The console drew me a clean little line between two VPCs and called it a peering connection. One hop, problem solved. Except the packet capture told a different story — and the packet capture doesn’t lie, even when you want it to.
Here’s the thing nobody tells you when you click “create peering connection”: you haven’t built a link. You’ve published a set of routes into a table, and a forwarding decision now happens at a place you can’t see from the console.

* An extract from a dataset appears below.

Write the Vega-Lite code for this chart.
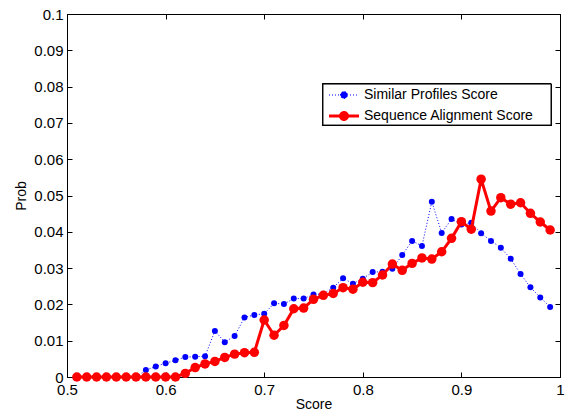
{
  "$schema": "https://vega.github.io/schema/vega-lite/v6.json",
  "width": 493,
  "height": 363,
  "autosize": {"type": "none"},
  "padding": {"left": 67, "top": 14, "right": 8, "bottom": 33},
  "background": "white",
  "config": {
    "view": {"stroke": "black", "strokeWidth": 1},
    "font": "Liberation Sans",
    "axis": {
      "labelFont": "Liberation Sans",
      "titleFont": "Liberation Sans",
      "labelFontSize": 15,
      "titleFontSize": 14,
      "titleFontWeight": "normal",
      "labelColor": "black",
      "titleColor": "black",
      "domainColor": "black",
      "tickColor": "black",
      "tickSize": -5,
      "grid": false
    }
  },
  "data": {
    "values": [
      {"score": 0.51, "prob": 0, "series": "Similar Profiles Score"},
      {"score": 0.52, "prob": 0, "series": "Similar Profiles Score"},
      {"score": 0.53, "prob": 0, "series": "Similar Profiles Score"},
      {"score": 0.54, "prob": 0, "series": "Similar Profiles Score"},
      {"score": 0.55, "prob": 0, "series": "Similar Profiles Score"},
      {"score": 0.56, "prob": 0, "series": "Similar Profiles Score"},
      {"score": 0.57, "prob": 0, "series": "Similar Profiles Score"},
      {"score": 0.58, "prob": 0.0019, "series": "Similar Profiles Score"},
      {"score": 0.59, "prob": 0.0029, "series": "Similar Profiles Score"},
      {"score": 0.60, "prob": 0.0038, "series": "Similar Profiles Score"},
      {"score": 0.61, "prob": 0.0046, "series": "Similar Profiles Score"},
      {"score": 0.62, "prob": 0.0055, "series": "Similar Profiles Score"},
      {"score": 0.63, "prob": 0.0056, "series": "Similar Profiles Score"},
      {"score": 0.64, "prob": 0.0057, "series": "Similar Profiles Score"},
      {"score": 0.65, "prob": 0.0127, "series": "Similar Profiles Score"},
      {"score": 0.66, "prob": 0.0096, "series": "Similar Profiles Score"},
      {"score": 0.67, "prob": 0.0113, "series": "Similar Profiles Score"},
      {"score": 0.68, "prob": 0.0164, "series": "Similar Profiles Score"},
      {"score": 0.69, "prob": 0.0171, "series": "Similar Profiles Score"},
      {"score": 0.70, "prob": 0.0174, "series": "Similar Profiles Score"},
      {"score": 0.71, "prob": 0.0203, "series": "Similar Profiles Score"},
      {"score": 0.72, "prob": 0.0201, "series": "Similar Profiles Score"},
      {"score": 0.73, "prob": 0.0216, "series": "Similar Profiles Score"},
      {"score": 0.74, "prob": 0.0216, "series": "Similar Profiles Score"},
      {"score": 0.75, "prob": 0.0227, "series": "Similar Profiles Score"},
      {"score": 0.76, "prob": 0.0229, "series": "Similar Profiles Score"},
      {"score": 0.77, "prob": 0.0246, "series": "Similar Profiles Score"},
      {"score": 0.78, "prob": 0.0272, "series": "Similar Profiles Score"},
      {"score": 0.79, "prob": 0.0257, "series": "Similar Profiles Score"},
      {"score": 0.80, "prob": 0.0271, "series": "Similar Profiles Score"},
      {"score": 0.81, "prob": 0.0289, "series": "Similar Profiles Score"},
      {"score": 0.82, "prob": 0.029, "series": "Similar Profiles Score"},
      {"score": 0.83, "prob": 0.0298, "series": "Similar Profiles Score"},
      {"score": 0.84, "prob": 0.0336, "series": "Similar Profiles Score"},
      {"score": 0.85, "prob": 0.0375, "series": "Similar Profiles Score"},
      {"score": 0.86, "prob": 0.0361, "series": "Similar Profiles Score"},
      {"score": 0.87, "prob": 0.0483, "series": "Similar Profiles Score"},
      {"score": 0.88, "prob": 0.0397, "series": "Similar Profiles Score"},
      {"score": 0.89, "prob": 0.0435, "series": "Similar Profiles Score"},
      {"score": 0.90, "prob": 0.042, "series": "Similar Profiles Score"},
      {"score": 0.91, "prob": 0.0425, "series": "Similar Profiles Score"},
      {"score": 0.92, "prob": 0.0396, "series": "Similar Profiles Score"},
      {"score": 0.93, "prob": 0.0375, "series": "Similar Profiles Score"},
      {"score": 0.94, "prob": 0.0356, "series": "Similar Profiles Score"},
      {"score": 0.95, "prob": 0.0326, "series": "Similar Profiles Score"},
      {"score": 0.96, "prob": 0.0284, "series": "Similar Profiles Score"},
      {"score": 0.97, "prob": 0.0247, "series": "Similar Profiles Score"},
      {"score": 0.98, "prob": 0.0219, "series": "Similar Profiles Score"},
      {"score": 0.99, "prob": 0.0193, "series": "Similar Profiles Score"},
      {"score": 0.51, "prob": 0, "series": "Sequence Alignment Score"},
      {"score": 0.52, "prob": 0, "series": "Sequence Alignment Score"},
      {"score": 0.53, "prob": 0, "series": "Sequence Alignment Score"},
      {"score": 0.54, "prob": 0, "series": "Sequence Alignment Score"},
      {"score": 0.55, "prob": 0, "series": "Sequence Alignment Score"},
      {"score": 0.56, "prob": 0, "series": "Sequence Alignment Score"},
      {"score": 0.57, "prob": 0, "series": "Sequence Alignment Score"},
      {"score": 0.58, "prob": 0, "series": "Sequence Alignment Score"},
      {"score": 0.59, "prob": 0, "series": "Sequence Alignment Score"},
      {"score": 0.60, "prob": 0, "series": "Sequence Alignment Score"},
      {"score": 0.61, "prob": 0, "series": "Sequence Alignment Score"},
      {"score": 0.62, "prob": 0.001, "series": "Sequence Alignment Score"},
      {"score": 0.63, "prob": 0.0026, "series": "Sequence Alignment Score"},
      {"score": 0.64, "prob": 0.0036, "series": "Sequence Alignment Score"},
      {"score": 0.65, "prob": 0.0043, "series": "Sequence Alignment Score"},
      {"score": 0.66, "prob": 0.0054, "series": "Sequence Alignment Score"},
      {"score": 0.67, "prob": 0.0063, "series": "Sequence Alignment Score"},
      {"score": 0.68, "prob": 0.0067, "series": "Sequence Alignment Score"},
      {"score": 0.69, "prob": 0.0068, "series": "Sequence Alignment Score"},
      {"score": 0.70, "prob": 0.0157, "series": "Sequence Alignment Score"},
      {"score": 0.71, "prob": 0.0115, "series": "Sequence Alignment Score"},
      {"score": 0.72, "prob": 0.0142, "series": "Sequence Alignment Score"},
      {"score": 0.73, "prob": 0.0188, "series": "Sequence Alignment Score"},
      {"score": 0.74, "prob": 0.019, "series": "Sequence Alignment Score"},
      {"score": 0.75, "prob": 0.0214, "series": "Sequence Alignment Score"},
      {"score": 0.76, "prob": 0.0225, "series": "Sequence Alignment Score"},
      {"score": 0.77, "prob": 0.023, "series": "Sequence Alignment Score"},
      {"score": 0.78, "prob": 0.0246, "series": "Sequence Alignment Score"},
      {"score": 0.79, "prob": 0.0242, "series": "Sequence Alignment Score"},
      {"score": 0.80, "prob": 0.0261, "series": "Sequence Alignment Score"},
      {"score": 0.81, "prob": 0.026, "series": "Sequence Alignment Score"},
      {"score": 0.82, "prob": 0.0281, "series": "Sequence Alignment Score"},
      {"score": 0.83, "prob": 0.0311, "series": "Sequence Alignment Score"},
      {"score": 0.84, "prob": 0.0294, "series": "Sequence Alignment Score"},
      {"score": 0.85, "prob": 0.0313, "series": "Sequence Alignment Score"},
      {"score": 0.86, "prob": 0.0328, "series": "Sequence Alignment Score"},
      {"score": 0.87, "prob": 0.0325, "series": "Sequence Alignment Score"},
      {"score": 0.88, "prob": 0.0345, "series": "Sequence Alignment Score"},
      {"score": 0.89, "prob": 0.0382, "series": "Sequence Alignment Score"},
      {"score": 0.90, "prob": 0.0428, "series": "Sequence Alignment Score"},
      {"score": 0.91, "prob": 0.0407, "series": "Sequence Alignment Score"},
      {"score": 0.92, "prob": 0.0545, "series": "Sequence Alignment Score"},
      {"score": 0.93, "prob": 0.0457, "series": "Sequence Alignment Score"},
      {"score": 0.94, "prob": 0.0494, "series": "Sequence Alignment Score"},
      {"score": 0.95, "prob": 0.0476, "series": "Sequence Alignment Score"},
      {"score": 0.96, "prob": 0.048, "series": "Sequence Alignment Score"},
      {"score": 0.97, "prob": 0.0451, "series": "Sequence Alignment Score"},
      {"score": 0.98, "prob": 0.0427, "series": "Sequence Alignment Score"},
      {"score": 0.99, "prob": 0.0405, "series": "Sequence Alignment Score"}
    ]
  },
  "layer": [
    {
      "transform": [{"filter": "datum.series === 'Similar Profiles Score'"}],
      "mark": {"type": "line", "strokeWidth": 1, "strokeDash": [1, 2]},
      "encoding": {
        "x": {"field": "score", "type": "quantitative",
              "scale": {"domain": [0.5, 1], "nice": false, "zero": false},
              "axis": {"orient": "bottom", "title": "Score", "values": [0.5, 0.6, 0.7, 0.8, 0.9, 1], "format": "~g", "labelPadding": 10, "titlePadding": 0, "labelFlush": false}},
        "y": {"field": "prob", "type": "quantitative",
              "scale": {"domain": [0, 0.1], "nice": false},
              "axis": {"orient": "left", "title": "Prob", "values": [0, 0.01, 0.02, 0.03, 0.04, 0.05, 0.06, 0.07, 0.08, 0.09, 0.1], "format": "~g", "labelPadding": 9, "titlePadding": 5, "labelFlush": false}},
        "color": {"field": "series", "type": "nominal",
                  "scale": {"domain": ["Similar Profiles Score", "Sequence Alignment Score"], "range": ["#0000ff", "#ff0000"]},
                  "legend": {
                    "title": null,
                    "orient": "none",
                    "legendX": 256,
                    "legendY": 70,
                    "padding": 4,
                    "symbolType": "M-1,0L5,0M1.3,0A0.7,0.7,0,1,1,2.7,0A0.7,0.7,0,1,1,1.3,0Z",
                    "symbolSize": 100,
                    "labelFont": "Liberation Sans",
                    "labelFontSize": 14,
                    "labelColor": "black",
                    "labelOffset": 23,
                    "labelLimit": 400,
                    "rowPadding": 4,
                    "encode": {
                      "symbols": {"update": {
                        "fill": {"scale": "color", "field": "value"},
                        "stroke": {"scale": "color", "field": "value"},
                        "strokeWidth": {"signal": "datum.value === 'Sequence Alignment Score' ? 3 : 1"},
                        "strokeDash": {"signal": "datum.value === 'Sequence Alignment Score' ? [1, 0] : [1, 2]"},
                        "opacity": {"value": 1}}}
                    }
                  }}
      }
    },
    {
      "transform": [{"filter": "datum.series === 'Similar Profiles Score'"}],
      "mark": {"type": "point", "filled": true, "color": "#0000ff", "size": 36, "opacity": 1},
      "encoding": {
        "x": {"field": "score", "type": "quantitative", "axis": null},
        "y": {"field": "prob", "type": "quantitative", "axis": null}
      }
    },
    {
      "transform": [{"filter": "datum.series === 'Sequence Alignment Score'"}],
      "mark": {"type": "line", "strokeWidth": 3},
      "encoding": {
        "x": {"field": "score", "type": "quantitative",
              "axis": {"orient": "top", "title": null, "labels": false, "values": [0.5, 0.6, 0.7, 0.8, 0.9, 1]}},
        "y": {"field": "prob", "type": "quantitative",
              "axis": {"orient": "right", "title": null, "labels": false, "values": [0, 0.01, 0.02, 0.03, 0.04, 0.05, 0.06, 0.07, 0.08, 0.09, 0.1]}},
        "color": {"field": "series", "type": "nominal"}
      }
    },
    {
      "transform": [{"filter": "datum.series === 'Sequence Alignment Score'"}],
      "mark": {"type": "point", "filled": true, "color": "#ff0000", "size": 90, "opacity": 1},
      "encoding": {
        "x": {"field": "score", "type": "quantitative", "axis": null},
        "y": {"field": "prob", "type": "quantitative", "axis": null}
      }
    },
    {
      "mark": {"type": "rect", "fill": "white", "stroke": "black", "strokeWidth": 1},
      "encoding": {
        "x": {"datum": 0.7596, "type": "quantitative", "axis": null},
        "x2": {"datum": 0.9909},
        "y": {"datum": 0.0807, "type": "quantitative", "axis": null},
        "y2": {"datum": 0.0694}
      }
    }
  ]
}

The mental model that fixes 80% of cloud networking bugs: there are no wires, only routing tables. Everything else is an abstraction over that one fact.
Tracing the actual path
So I traced it. Source instance, destination instance, and every routing decision in between. The gateway you provisioned is doing far more bookkeeping than the topology diagram suggests:
$ traceroute 10.1.4.7
1 vpc-a-rt 0.41 ms # local route table
2 tgw-attach-a 1.10 ms # handoff to transit gw
3 tgw-route-tbl 1.12 ms # longest-prefix match
4 tgw-attach-b 1.94 ms # handoff to vpc-b
5 10.1.4.7 2.31 ms # arrived
Five hops, not one. And the latency you care about is almost entirely in steps 2 through 4 — the part the diagram drew as a single straight line.
What this means in practice
Once you internalize that the gateway is a routing table with attachments, a few things stop being mysterious:
- Asymmetric routing isn’t a bug — it’s the default when two tables disagree.
- Your MTU just dropped by the encapsulation overhead, whether you accounted for it or not.
- “Why can’t these two subnets talk” is almost always a missing route, not a broken link.
I’ll go deeper on the encapsulation tax in the next piece. For now: stop thinking in wires. Start thinking in tables, and the cloud network gets a lot more predictable.